A few minutes earlier, I’d been paged to see a patient, Ms. G, who had become more confused as the day wore on. She sounded stable, but I headed over right away to see her.

As I climbed the stairs, my mind raced with the work still left to do that day – a list of notes to write, patients to see. The possibility of leaving the hospital at a decent time had become distant at best, and I felt my stress level rising.

I arrived at Ms. G’s room to find her husband – a stoic, gray-haired man with red-rimmed eyes – hovering near her bedside. They spoke only Russian, and a few members of her healthcare team had warned me that using an interpreter was pointless because she refused to respond to the telephone translator. Still, there was no in-person Russian interpreter available, so I dialed, just in case.

With the interpreter on the line, Ms. G’s husband answered each inquiry with a wandering response that didn’t really seem to answer the question. I caught myself impatiently looking at the clock and felt my blood pressure rising and my face getting flushed. Although I tried to hide it, I wondered whether he could sense my frustration.

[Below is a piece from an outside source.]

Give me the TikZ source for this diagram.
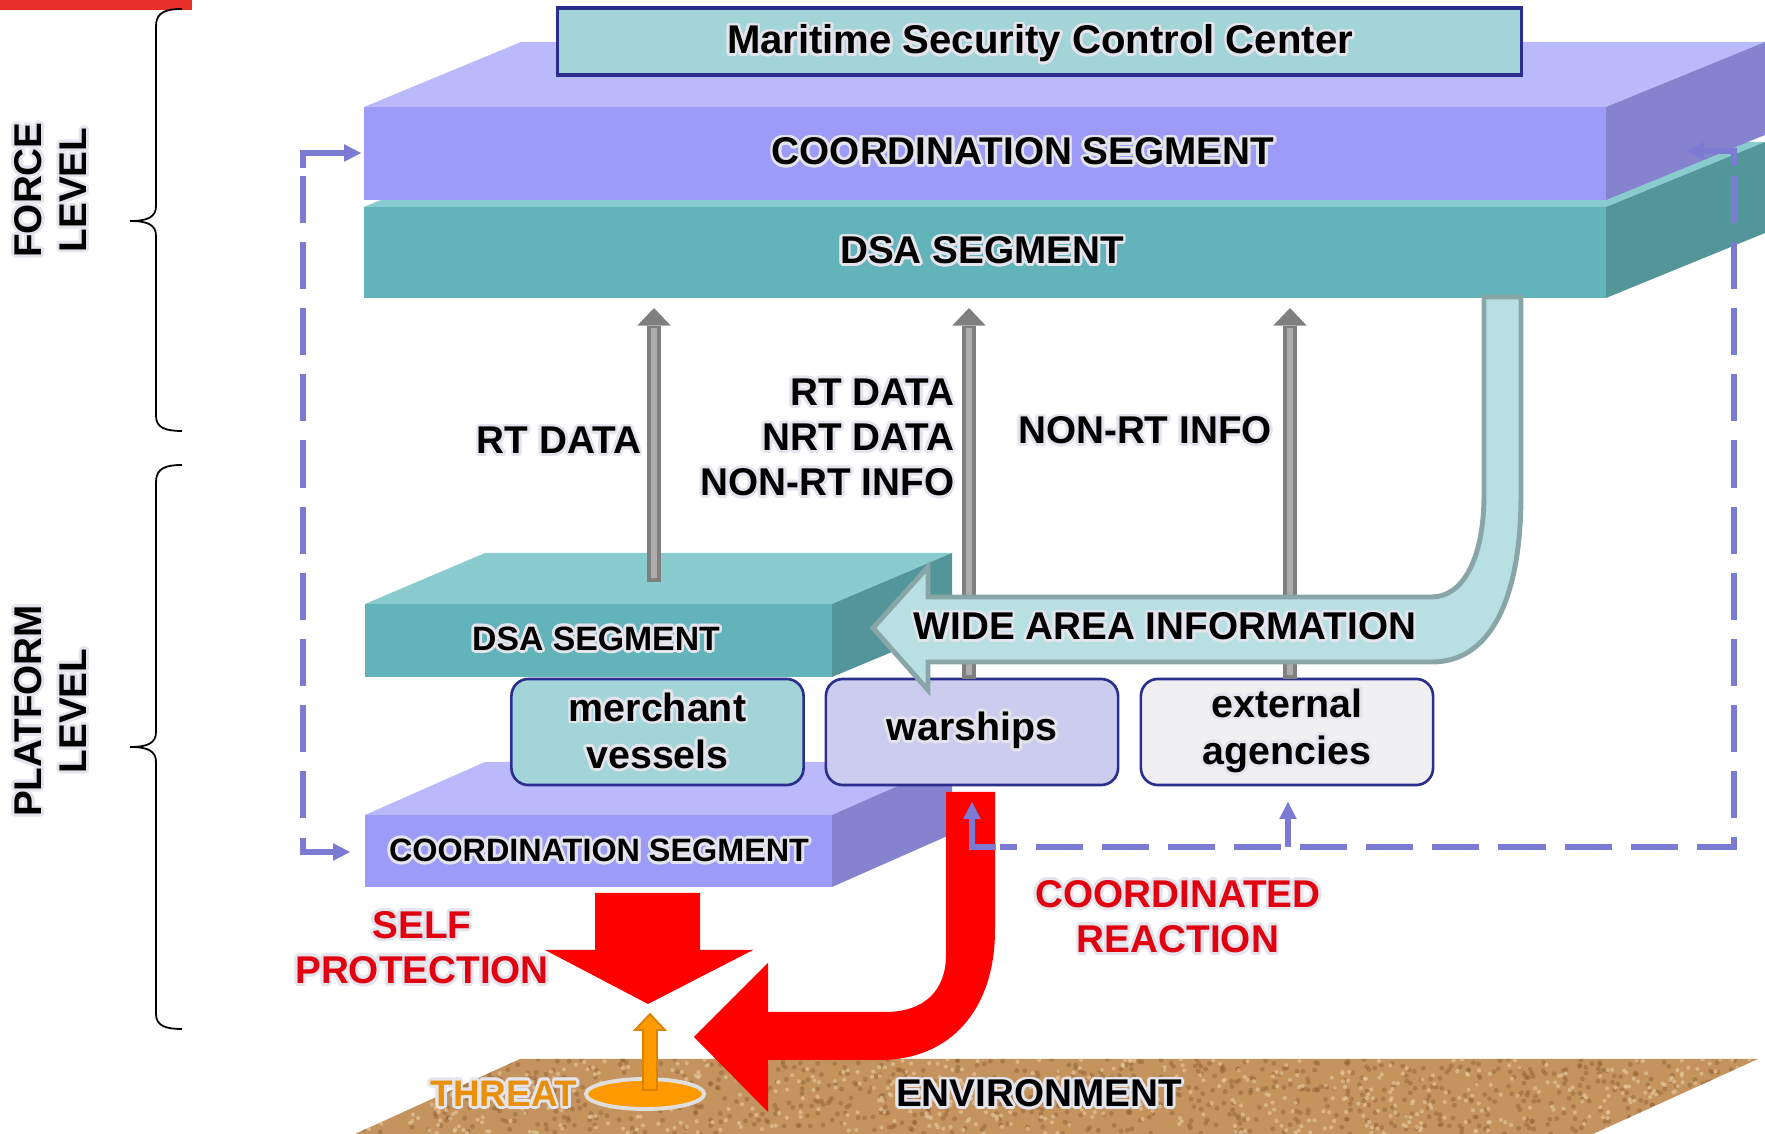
\documentclass[tikz,border=0pt]{standalone}
\usepackage{fontspec}
\setmainfont{Liberation Sans}
\usepackage[copies]{contour}
\contourlength{0.8pt}
\usetikzlibrary{arrows.meta}
\definecolor{coordF}{HTML}{9C9CF8}
\definecolor{coordT}{HTML}{B9B9FC}
\definecolor{coordR}{HTML}{8583CE}
\definecolor{dsaF}{HTML}{62B3BA}
\definecolor{dsaT}{HTML}{8ACBD0}
\definecolor{dsaR}{HTML}{539699}
\definecolor{mscF}{HTML}{A2D4D8}
\definecolor{navy}{HTML}{2B2E8C}
\definecolor{merchF}{HTML}{A2D4D8}
\definecolor{warF}{HTML}{CCCCEE}
\definecolor{extF}{HTML}{F0F0F3}
\definecolor{gdark}{HTML}{7F7F7F}
\definecolor{glight}{HTML}{ADADAD}
\definecolor{waiF}{HTML}{B8DFE2}
\definecolor{waiB}{HTML}{88A6A8}
\definecolor{dashc}{HTML}{7B7BD4}
\definecolor{redA}{HTML}{FF0000}
\definecolor{redT}{HTML}{E00010}
\definecolor{orangeA}{HTML}{FF9900}
\definecolor{orangeD}{HTML}{D98200}
\definecolor{threatT}{HTML}{E8900A}
\definecolor{sand}{HTML}{C4935E}
\definecolor{sandD}{HTML}{8E5E30}
\definecolor{sandL}{HTML}{E8CBA0}
\definecolor{redbar}{HTML}{E8302A}
\definecolor{halo}{HTML}{E4E4EC}
\newcommand{\halo}[1]{\contour{halo}{#1}}
\begin{document}
\begin{tikzpicture}[x=0.01cm, y=-0.01cm,
  lbl/.style={font=\fontsize{11}{12.8}\selectfont\bfseries, inner sep=0pt, align=center},
  box/.style={draw=navy, line width=0.75pt, rounded corners=0.17cm, minimum width=2.92cm, minimum height=1.06cm, inner sep=0pt, align=center, font=\fontsize{11.2}{13.4}\selectfont\bfseries},
  garrow/.style={draw=gdark, line width=4pt, -{Triangle[length=5pt,width=9.5pt,line width=0pt]}},
  gstripe/.style={draw=glight, line width=1.5pt, shorten >=5.6pt, shorten <=1.2pt},
  dashp/.style={draw=dashc, line width=1.7pt, dash pattern=on 13.4pt off 5.4pt},
  stubp/.style={draw=dashc, line width=1.7pt, -{Triangle[length=4.8pt,width=5pt,line width=0pt]}},
]
\useasboundingbox (0,0) rectangle (1765,1134);

% red bar
\fill[redbar] (0,0) rectangle (192,10);

% braces
\draw[line width=0.5pt] (182,9) .. controls (166,9) and (156,12) .. (156,26) -- (156,206) .. controls (156,217) and (148,221) .. (130,221) .. controls (148,221) and (156,225) .. (156,236) -- (156,416) .. controls (156,428) and (166,431) .. (182,431);
\draw[line width=0.5pt] (182,465) .. controls (166,465) and (156,468) .. (156,482) -- (156,732) .. controls (156,743) and (148,747) .. (130,747) .. controls (148,747) and (156,751) .. (156,762) -- (156,1014) .. controls (156,1026) and (166,1029) .. (182,1029);
\node (force) [lbl, rotate=90] at (52,190) {\halo{FORCE}\\\halo{LEVEL}};
\node (platform) [lbl, rotate=90] at (52,711) {\halo{PLATFORM}\\\halo{LEVEL}};

% ground
\fill[sand] (355,1134) -- (520,1059) -- (1758,1059) -- (1593,1134) -- cycle;
\begin{scope}
\clip (355,1134) -- (520,1059) -- (1758,1059) -- (1593,1134) -- cycle;
\pgfmathsetseed{7}
\foreach \i in {1,...,900}{
  \pgfmathsetmacro{\ty}{1059+75*rnd}
  \pgfmathsetmacro{\tx}{355+1403*rnd}
  \fill[sandD,opacity=.45] (\tx,\ty) circle (0.7pt);
}
\foreach \i in {1,...,700}{
  \pgfmathsetmacro{\ty}{1059+75*rnd}
  \pgfmathsetmacro{\tx}{355+1403*rnd}
  \fill[sandL,opacity=.6] (\tx,\ty) circle (0.6pt);
}
\end{scope}

% top DSA slab
\fill[dsaT] (364,207) -- (521,142) -- (1765,142) -- (1606,207) -- cycle;
\fill[dsaR] (1606,207) -- (1765,142) -- (1765,233) -- (1606,298) -- cycle;
\fill[dsaF] (364,207) rectangle (1606,298);
% top coordination slab
\fill[coordT] (364,107) -- (521,42) -- (1765,42) -- (1606,107) -- cycle;
\fill[coordR] (1606,107) -- (1765,42) -- (1765,135) -- (1606,200) -- cycle;
\fill[coordF] (364,107) rectangle (1606,200);
\node (tcoord) [lbl] at (1023,153) {\halo{COORDINATION SEGMENT}};
\node (tdsa) [lbl] at (982,252) {\halo{DSA SEGMENT}};

% maritime box
\node (msc) [draw=navy, line width=0.9pt, fill=mscF, minimum width=9.63cm, minimum height=0.67cm, inner sep=0pt] at (1039.5,41.5) {};
\node (msct) [lbl, font=\fontsize{11.4}{13}\selectfont\bfseries] at (1040,45) {\halo{Maritime Security Control Center}};

% lower coordination slab
\fill[coordT] (365,815) -- (485,762) -- (952,762) -- (832,815) -- cycle;
\fill[coordR] (832,815) -- (952,762) -- (952,834) -- (832,887) -- cycle;
\fill[coordF] (365,815) rectangle (832,887);
\node (lcoord) [lbl, font=\fontsize{9.2}{11}\selectfont\bfseries] at (599,852) {\halo{COORDINATION SEGMENT}};

% lower DSA slab
\fill[dsaT] (365,604) -- (485,553) -- (952,553) -- (832,604) -- cycle;
\fill[dsaR] (832,604) -- (952,553) -- (952,627) -- (832,677) -- cycle;
\fill[dsaF] (365,604) rectangle (832,677);
\node (ldsa) [lbl, font=\fontsize{9.6}{11}\selectfont\bfseries] at (596,640) {\halo{DSA SEGMENT}};

% boxes
\node (merch) [box, fill=merchF] at (657.5,732) {\halo{merchant}\\\halo{vessels}};
\node (war) [box, fill=warF] at (972,732) {\halo{warships}};
\node (ext) [box, fill=extF] at (1287,732) {\halo{external}\\\halo{agencies}};

% gray arrows
\coordinate (a1s) at (654,582); \coordinate (a1e) at (654,308);
\coordinate (a2s) at (969,679); \coordinate (a2e) at (969,308);
\coordinate (a3s) at (1290,679); \coordinate (a3e) at (1290,308);
\foreach \s/\e in {a1s/a1e, a2s/a2e, a3s/a3e}{
  \draw[garrow] (\s) -- (\e);
  \draw[gstripe] (\s) -- (\e);
}
\node (lrt) [lbl] at (559,442) {\halo{RT DATA}};
\node (lmix) [lbl, align=right, anchor=east] at (955,439) {\halo{RT DATA}\\\halo{NRT DATA}\\\halo{NON-RT INFO}};
\node (lnrt) [lbl] at (1145,432) {\halo{NON-RT INFO}};

% wide area information arrow
\draw[fill=waiF, draw=waiB, line width=1.4pt, line join=miter] (873,628) -- (928,567) -- (928,597) -- (1432,597) .. controls (1462,597) and (1484,560) .. (1484,495) -- (1484,297) -- (1521,297) -- (1521,495) .. controls (1521,600) and (1490,662) .. (1432,662) -- (928,662) -- (928,690) -- cycle;
\node (wai) [lbl] at (1165,628) {\halo{WIDE AREA INFORMATION}};

% red arrows
\fill[redA] (595,893) -- (700,893) -- (700,950) -- (753,950) -- (648,1004) -- (545,950) -- (595,950) -- cycle;
\fill[redA] (946,792) -- (995,792) -- (995,930) .. controls (995,1010) and (950,1060) .. (880,1060) -- (768,1060) -- (768,1112) -- (694,1037) -- (768,963) -- (768,1012) -- (885,1012) .. controls (925,1012) and (946,990) .. (946,955) -- cycle;
\node (self) [lbl, text=redT] at (422,949) {\halo{SELF}\\\halo{PROTECTION}};
\node (coreact) [lbl, text=redT] at (1178,918) {\halo{COORDINATED}\\\halo{REACTION}};

% threat
\draw[fill=orangeA, draw=gray!25, line width=1.1pt] (645,1094) ellipse [x radius=0.59cm, y radius=0.15cm];
\draw[fill=orangeA, draw=orangeD, line width=0.5pt] (643,1090) -- (643,1030) -- (635,1030) -- (650,1014) -- (665,1030) -- (657,1030) -- (657,1090) -- cycle;
\node (threat) [lbl, text=threatT, font=\fontsize{10.5}{12}\selectfont\bfseries] at (504,1095) {\halo{THREAT}};
\node (env) [lbl] at (1039,1095) {\halo{ENVIRONMENT}};

% dashed feedback lines
\coordinate (ltop) at (303,153); \coordinate (lbot) at (303,852);
\coordinate (ctopin) at (361,153); \coordinate (cbotin) at (350,852);
\draw[dashp] (303,176) -- (303,832);
\draw[stubp] (303,168) -- (ltop) -- (ctopin);
\draw[stubp] (303,838) -- (lbot) -- (cbotin);

\coordinate (rtop) at (1734,151); \coordinate (rbot) at (1734,847);
\coordinate (ctopout) at (1687,151);
\coordinate (wcorner) at (972,847); \coordinate (wtip) at (972,802);
\coordinate (ebranch) at (1288,847); \coordinate (etip) at (1288,802);
\draw[dashp] (1734,176) -- (rbot) -- (1000,847);
\draw[stubp] (1734,166) -- (rtop) -- (ctopout);
\draw[stubp] (996,847) -- (wcorner) -- (wtip);
\draw[stubp] (ebranch) -- (etip);
\end{tikzpicture}
\end{document}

Yet as I sat and listened, the mistreatment Ms. G had suffered during her saga in the healthcare system came into view. Tired of attempting to communicate in a language she didn’t speak, this once-boisterous woman had become withdrawn. During our conversation, she mostly stared at the ceiling.

After an hour, I stood to leave the room. As I summarized the plan, I was surprised to see tears in Mr. G’s eyes. He spoke softly, his voice breaking mid-sentence.

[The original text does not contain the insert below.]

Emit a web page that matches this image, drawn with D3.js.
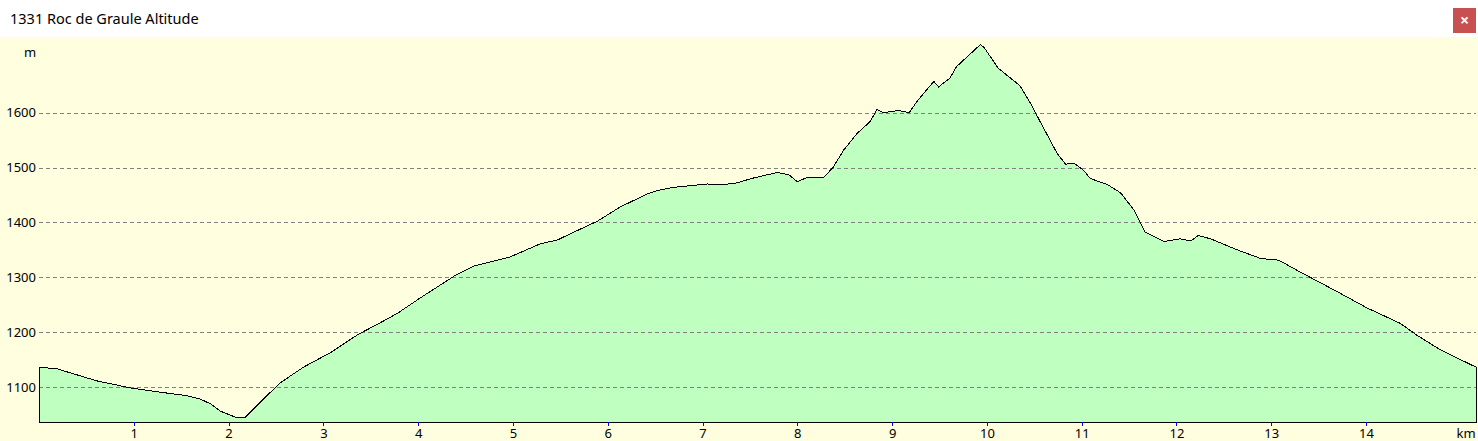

“He says you really have helped them just by listening to them,” the interpreter told me.

A lump grew in my throat, but I choked it back as we said our goodbyes. I was taken aback by how much simply lending an ear had meant to them. I wondered how long it had been since that had happened. Unfortunately, the extra step and time required to hunt down an interpreter is a task that can get lost in the shuffle in the hospital; I'm as guilty as anyone of letting it fall by the wayside.

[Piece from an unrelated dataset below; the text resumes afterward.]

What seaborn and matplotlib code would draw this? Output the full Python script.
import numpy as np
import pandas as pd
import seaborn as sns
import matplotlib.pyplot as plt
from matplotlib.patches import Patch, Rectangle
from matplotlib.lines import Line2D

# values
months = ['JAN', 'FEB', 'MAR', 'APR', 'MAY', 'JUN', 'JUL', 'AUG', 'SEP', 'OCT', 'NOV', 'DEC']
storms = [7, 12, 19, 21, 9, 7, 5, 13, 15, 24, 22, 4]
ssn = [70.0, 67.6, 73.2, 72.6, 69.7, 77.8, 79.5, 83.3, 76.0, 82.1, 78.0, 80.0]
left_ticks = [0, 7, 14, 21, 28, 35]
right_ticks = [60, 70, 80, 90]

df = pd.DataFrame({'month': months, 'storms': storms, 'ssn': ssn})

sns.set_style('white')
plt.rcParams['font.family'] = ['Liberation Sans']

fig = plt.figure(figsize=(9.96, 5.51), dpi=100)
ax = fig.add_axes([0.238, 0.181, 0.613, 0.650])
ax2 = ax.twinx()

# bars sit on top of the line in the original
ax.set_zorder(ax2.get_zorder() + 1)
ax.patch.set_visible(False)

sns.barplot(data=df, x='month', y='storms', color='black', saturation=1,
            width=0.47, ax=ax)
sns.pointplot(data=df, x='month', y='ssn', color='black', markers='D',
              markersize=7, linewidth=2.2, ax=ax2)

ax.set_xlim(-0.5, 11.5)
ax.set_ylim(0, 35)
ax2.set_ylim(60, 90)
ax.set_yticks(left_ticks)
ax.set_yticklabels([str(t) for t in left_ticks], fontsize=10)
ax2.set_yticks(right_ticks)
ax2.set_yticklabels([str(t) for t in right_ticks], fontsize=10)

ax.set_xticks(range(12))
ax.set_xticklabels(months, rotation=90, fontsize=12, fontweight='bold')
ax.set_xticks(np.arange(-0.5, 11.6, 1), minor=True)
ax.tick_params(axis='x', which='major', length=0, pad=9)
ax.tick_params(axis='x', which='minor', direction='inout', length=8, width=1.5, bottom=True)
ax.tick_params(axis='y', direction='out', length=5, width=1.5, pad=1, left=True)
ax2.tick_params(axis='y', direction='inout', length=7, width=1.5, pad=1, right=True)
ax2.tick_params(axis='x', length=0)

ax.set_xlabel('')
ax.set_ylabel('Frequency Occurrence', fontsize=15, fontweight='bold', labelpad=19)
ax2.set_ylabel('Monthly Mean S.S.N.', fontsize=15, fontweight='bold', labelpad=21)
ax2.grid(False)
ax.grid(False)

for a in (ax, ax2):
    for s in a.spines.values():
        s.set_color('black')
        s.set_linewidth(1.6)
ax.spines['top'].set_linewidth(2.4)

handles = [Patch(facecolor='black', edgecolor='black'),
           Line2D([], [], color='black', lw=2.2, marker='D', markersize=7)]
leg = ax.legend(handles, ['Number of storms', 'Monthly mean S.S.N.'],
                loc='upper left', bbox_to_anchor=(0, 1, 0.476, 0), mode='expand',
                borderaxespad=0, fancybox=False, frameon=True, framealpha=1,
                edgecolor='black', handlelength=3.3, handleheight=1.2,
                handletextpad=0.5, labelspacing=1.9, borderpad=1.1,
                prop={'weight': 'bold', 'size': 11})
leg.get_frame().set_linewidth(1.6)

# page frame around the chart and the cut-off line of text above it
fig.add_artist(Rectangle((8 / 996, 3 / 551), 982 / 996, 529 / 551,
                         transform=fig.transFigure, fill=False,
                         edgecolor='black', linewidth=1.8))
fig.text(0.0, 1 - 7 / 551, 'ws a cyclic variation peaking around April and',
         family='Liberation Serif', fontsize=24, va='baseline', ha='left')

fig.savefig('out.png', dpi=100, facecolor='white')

That may be part of the reason that studies have shown that patients who don’t speak English suffer more adverse in-hospital events. Research has also shown that non-English speakers with asthma have poorer management of this condition. And using a medical interpreter – that is, a professional fluent in a language and its medical jargon – can help close that gap. A recent study showed using an interpreter via telephone decreased hospital readmission rates among patients age 50 and older.

It’s perhaps unsurprising that trying to make do without an interpreter harms patients. That’s because it’s easy to miss subtle – but vital – clues when talking to a patient when the provider or patient isn’t quite fluent in the other’s language. A patient who says he’s not having chest pain may actually be having chest pressure or what feels like indigestion. These can all be signs of a heart attack, but without a full medical vocabulary available for asking or answer questions, parsing this out would be next to impossible.

And it’s not a mystery as to whether using an interpreter is recommended; if the patient is amenable, it’s considered the standard of care.

The question is how we can make sure this task stays at the top of our list of priorities, which seems to grow ever longer. Perhaps we will be more likely to make time for it if we remember that simply giving all patients the chance to tell their story – in their own language – can be therapeutic and can improve their care.